Over the past year, Inside the Outdoors Foundation has forged a meaningful partnership with The Mission Continues - Orange County 1st Service Platoon.   The Mission Continues is a non-profit organization dedicated to connecting veteran volunteers and innovative community organizations to create transformational change for communities in need all across the country.  Their goal is to empower veterans who are adjusting to life at home to find purpose through community impact.  Veterans are deployed on new missions in their communities, so that their actions will inspire future generations to serve.

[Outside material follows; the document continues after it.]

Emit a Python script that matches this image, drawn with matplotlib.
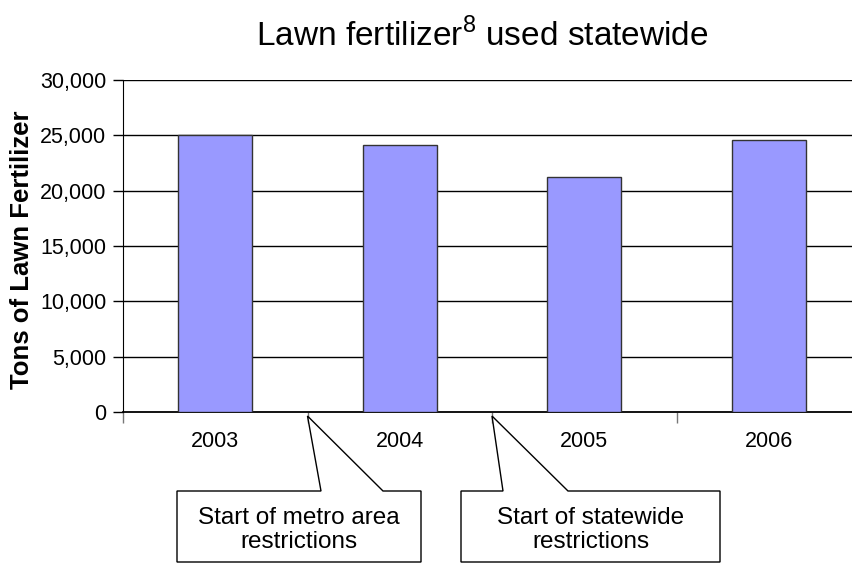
import numpy as np
import matplotlib
matplotlib.use("Agg")
import matplotlib.pyplot as plt
from matplotlib.patches import Polygon

plt.rcParams['font.family'] = ['Liberation Sans', 'DejaVu Sans']
plt.rcParams['mathtext.fontset'] = 'custom'
plt.rcParams['mathtext.rm'] = 'Liberation Sans'

years = ['2003', '2004', '2005', '2006']
tons = [25000, 24100, 21200, 24600]
notes = ['Start of metro area\nrestrictions', 'Start of statewide\nrestrictions']
note_pos = [0.5, 1.5]  # between categories

W, H = 852, 564
fig = plt.figure(figsize=(W / 100, H / 100), dpi=100)

def px(x, y):
    # pixel from top-left -> figure fraction
    return x / W, 1 - y / H

ax = fig.add_axes([123 / W, 1 - 412 / H, 738 / W, 332 / H])
x = np.arange(len(years))
ax.bar(x, tons, width=0.4, color='#9999ff', edgecolor='#333333', linewidth=1, zorder=3)

ax.set_xlim(-0.5, 3.5)
ax.set_ylim(0, 30000)
yt = np.arange(0, 30001, 5000)
ax.set_yticks(yt)
ax.set_yticklabels([f'{v:,}' for v in yt], fontsize=15.5)
for v in yt[1:]:
    ax.axhline(v, color='black', linewidth=1, zorder=1)

ax.set_xticks(x)
ax.set_xticklabels(years, fontsize=15.5)
ax.set_xticks(np.arange(-0.5, 4, 1), minor=True)
ax.tick_params(axis='x', which='major', length=0, pad=14)
ax.tick_params(axis='x', which='minor', length=8, color='#777777', width=1)
ax.tick_params(axis='y', length=7, width=1, color='black', pad=5)

for s in ['top', 'right']:
    ax.spines[s].set_visible(False)
ax.spines['left'].set_color('black')
ax.spines['bottom'].set_color('black')
ax.spines['bottom'].set_linewidth(1.3)

ax.set_ylabel('Tons of Lawn Fertilizer', fontsize=18.5, fontweight='bold')
ax.yaxis.set_label_coords(-0.121, 0.49)

fig.text(*px(482, 35), r'Lawn fertilizer$^{\mathregular{8}}$ used statewide',
         fontsize=24, ha='center', va='center')

# callout boxes
boxes = [(177, 421, 321, 383), (461, 720, 503, 568)]
top, bottom = 491, 562
for (l, r, w1, w2), txt, xp in zip(boxes, notes, note_pos):
    tx, ty = ax.transData.transform((xp, 0))
    tip = (tx / W, ty / H - 4 / H)
    verts = [px(l, top), px(w1, top), tip, px(w2, top), px(r, top),
             px(r, bottom), px(l, bottom)]
    fig.patches.append(Polygon(verts, closed=True, facecolor='white',
                               edgecolor='black', linewidth=1,
                               transform=fig.transFigure, figure=fig))
    fig.text(*px((l + r) / 2, 530), txt, fontsize=17.5, ha='center',
             va='center', linespacing=1.1)

fig.savefig('out.png', dpi=100)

The Orange County 1st Service Platoon partners with community stakeholders in order to enhance underserved neighborhoods. "We believe in serving those who serve the community and achieve our mission through partnerships with non-profit organizations by tackling issues with a hands-on approach."  Focuses include improving school environments through facility renovation and beautification, increasing community and parent involvement, and promoting health awareness through school gardens and green spaces for physical activity.

On Saturday, November 17, 2018, 24 members of the Mission Continues - Orange County 1st Service Platoon and volunteers from the Wounded Warrior Projects spent the day working on site improvements and restoring habitat at Inside the Outdoors’ headquarters and field trip site on the 105-acre property at Rancho Soñado.  Rancho Soñado is an environmental education facility located in the Santa Ana Mountains.  Surrounded by preserves and national forest, Rancho Soñado gives students a chance to explore local ecology in a pristine environment represented by four Ecosystems: pond, riparian area, oak woodland, and chaparral.  60% of students attending an Inside the Outdoors program come from underserved communities and are sponsored through grants and donations.

The Mission Continues restored habitat by removing cattails obstructing local wildlife access in and around the pond at Ranch Soñado.  The pond lab station allows students to perform a "Westland Assessment" and practice the scientific method to determine if non-living factors are suitable for sustaining organisms.  Working in teams, students measure the temperature, pH, clarity and salinity of the water.  They also survey plant and animal varieties, compile their data and develop conclusions. 

In addition, the Orange County 1st Service Platoon performed maintenance on the "Energy Trail" used by students to learn about different native animals and how to identify where they get their energy. Service volunteers also built tabletop greenhouses for use in propagating plants that will be donated to local school gardens, constructed a new site kiosk and refurbished the picnic tables where students learn about the factors of a Zero Waste Lunch: recycling, reusing and composting to benefit the environment.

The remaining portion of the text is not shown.